The Iran Freedom and Counter-Proliferation Act of 2012 is likewise problematic. Section 1244 of that particular piece of legislation imposes sanctions on Iran’s energy, shipping and shipbuilding sectors for “facilitating the Government of Iran’s nuclear proliferation activities.” But the financial institutions dealing with them are called out for “Iran’s proliferation of weapons of mass destruction or delivery systems for weapons of mass destruction; Iran’s support for international terrorism; [and] Iran’s abuses of human rights.” Section 1245, meanwhile, places sanctions on those who deal in precious metals and other materials if, among other things, the material is used in “any sector of the economy of Iran … controlled directly or indirectly by Iran’s Revolutionary Guard Corps” or “used in connection with the nuclear, military, or ballistic missile programs of Iran.” Here, too, parsing exactly which measures are to be rescinded is likely to prove maddening.
Finally, the crippling sanctions on Iran’s financial and oil sectors contained in the 2012 National Defense Authorization Act are also presumably to be lifted as part of the new deal.
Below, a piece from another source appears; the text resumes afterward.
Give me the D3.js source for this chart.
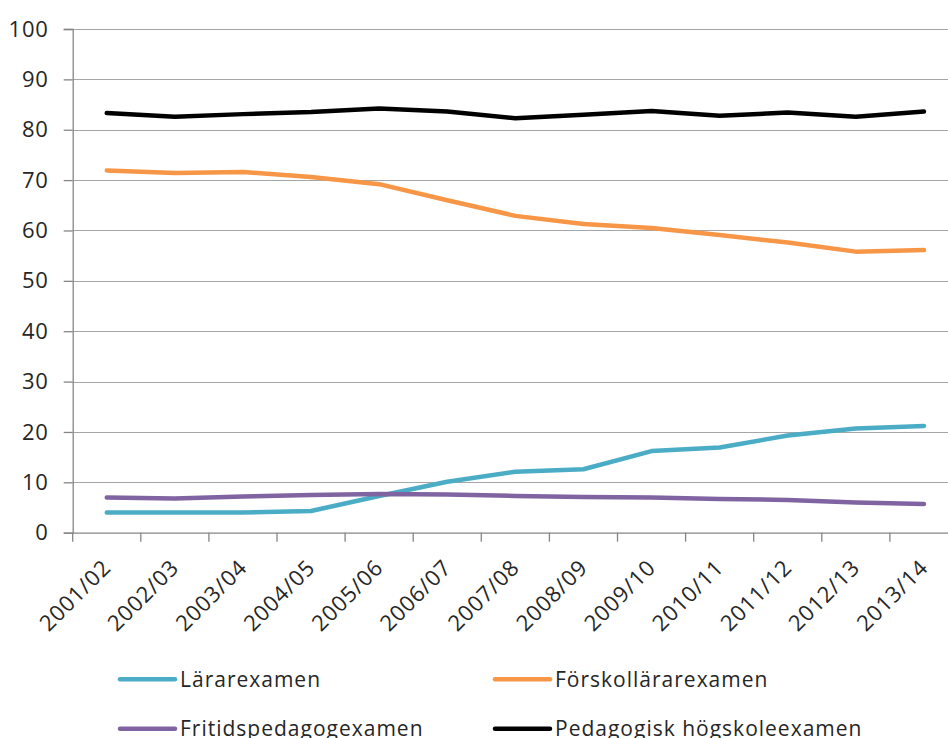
<!DOCTYPE html>
<html>
<head>
<meta charset="utf-8">
<script src="https://cdn.jsdelivr.net/npm/d3@7"></script>
<style>
  html, body { margin: 0; padding: 0; background: #fff; }
  svg { display: block; }
  text { font-family: "Open Sans", "DejaVu Sans", sans-serif; fill: #262626; }
</style>
</head>
<body>
<svg id="chart" width="948" height="738"></svg>
<script>
const categories = ["2001/02","2002/03","2003/04","2004/05","2005/06","2006/07","2007/08","2008/09","2009/10","2010/11","2011/12","2012/13","2013/14"];
const larare   = [4.0, 4.0, 4.0, 4.3, 7.3, 10.1, 12.1, 12.6, 16.2, 16.9, 19.3, 20.7, 21.2];
const forskol  = [71.9, 71.4, 71.6, 70.6, 69.2, 66.0, 62.9, 61.3, 60.5, 59.1, 57.6, 55.8, 56.1];
const fritids  = [7.0, 6.8, 7.2, 7.5, 7.7, 7.6, 7.3, 7.1, 7.0, 6.7, 6.5, 6.0, 5.7];
const pedagog  = [83.3, 82.6, 83.1, 83.5, 84.2, 83.6, 82.3, 83.0, 83.7, 82.8, 83.4, 82.6, 83.6];
const seriesNames = ["Lärarexamen", "Förskollärarexamen", "Fritidspedagogexamen", "Pedagogisk högskoleexamen"];
const yTicks = [0, 10, 20, 30, 40, 50, 60, 70, 80, 90, 100];

const colors = ["#4BACC6", "#F79646", "#8064A2", "#000000"];
const seriesData = [larare, forskol, fritids, pedagog];

const svg = d3.select("#chart");
const left = 72.7, bandW = 68.1;
const x = d3.scaleBand().domain(categories).range([left, left + bandW * categories.length]).paddingInner(0).paddingOuter(0);
const y = d3.scaleLinear().domain([0, 100]).range([532.7, 29]);

// gridlines
svg.append("g").selectAll("line").data(yTicks.filter(d => d > 0)).join("line")
  .attr("x1", left).attr("x2", 948)
  .attr("y1", d => Math.round(y(d)) + 0.5).attr("y2", d => Math.round(y(d)) + 0.5)
  .attr("stroke", "#a6a6a6").attr("stroke-width", 1.2);

// y axis
const yAxis = d3.axisLeft(y).tickValues(yTicks).tickSize(9).tickPadding(15).tickFormat(d3.format("d"));
const gy = svg.append("g").attr("transform", `translate(${left},0)`).call(yAxis);
gy.select(".domain").attr("stroke", "#868686").attr("stroke-width", 1.3);
gy.selectAll(".tick line").attr("stroke", "#868686").attr("stroke-width", 1.3);
gy.selectAll(".tick text").attr("font-size", 22).attr("letter-spacing", 0.8)
  .attr("font-family", '"Open Sans", sans-serif').attr("fill", "#262626");

// x axis
const xAxis = d3.axisBottom(x).tickSize(0).tickFormat("");
const gx = svg.append("g").attr("transform", `translate(0,${y(0)})`).call(xAxis);
gx.select(".domain").attr("stroke", "#868686").attr("stroke-width", 1.3);
gx.selectAll(".tick").remove();
// boundary ticks
const bounds = categories.map(c => x(c)).concat([x(categories[categories.length - 1]) + x.bandwidth()]);
gx.selectAll("line.bt").data(bounds).join("line").attr("class", "bt")
  .attr("x1", d => d).attr("x2", d => d).attr("y1", 0).attr("y2", 9)
  .attr("stroke", "#868686").attr("stroke-width", 1.3);

// x labels
svg.append("g").selectAll("text").data(categories).join("text")
  .attr("transform", d => `translate(${x(d) + x.bandwidth() / 2 + 5.5},569) rotate(-45)`)
  .attr("text-anchor", "end")
  .attr("font-size", 22).attr("letter-spacing", 0.9)
  .text(d => d);

// lines
const line = d3.line().x((d, i) => x(categories[i]) + x.bandwidth() / 2).y(d => y(d));
svg.append("g").selectAll("path").data(seriesData).join("path")
  .attr("d", d => line(d))
  .attr("fill", "none")
  .attr("stroke", (d, i) => colors[i])
  .attr("stroke-width", 4.5)
  .attr("stroke-linejoin", "round")
  .attr("stroke-linecap", "round");

// legend
const legendPos = [[120, 679.3], [495, 679.3], [120, 728.7], [495, 728.7]];
const lg = svg.append("g").selectAll("g").data(seriesNames).join("g")
  .attr("transform", (d, i) => `translate(${legendPos[i][0]},${legendPos[i][1]})`);
lg.append("line").attr("x1", 0).attr("x2", 55).attr("y1", 0).attr("y2", 0)
  .attr("stroke", (d, i) => colors[i]).attr("stroke-width", 4.5).attr("stroke-linecap", "round");
lg.append("text").attr("x", 60).attr("y", 7.4)
  .attr("font-size", 21).attr("letter-spacing", 1)
  .text(d => d);
</script>
</body>
</html>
But those measures were primarily imposed because Iran posed “terrorist financing, proliferation financing, and money laundering risks for the global financial system.” The 2012 authorization act designated the financial sector of Iran as “a primary money laundering concern … because of the threat to government and financial institutions resulting from the illicit activities of the Government of Iran, including its pursuit of nuclear weapons, support for international terrorism, and efforts to deceive responsible financial institutions and evade sanctions.” Nuclear weapons are only mentioned in passing; this could hardly be called a “nuclear sanction.”
Given the complex and interconnected nature of the various sanctions the United States has levied on Iran to date, it is critical for the White House to make clear exactly which sanctions are eligible for relief under the proposed nuclear deal – and provide a rationale for why this is the case. After all, Iran has made no effort to curtain its support for terrorism, slow the pace of its ballistic missile development or improve its horrific human rights record. It only stands to reason that it should not be rewarded for things it has not done.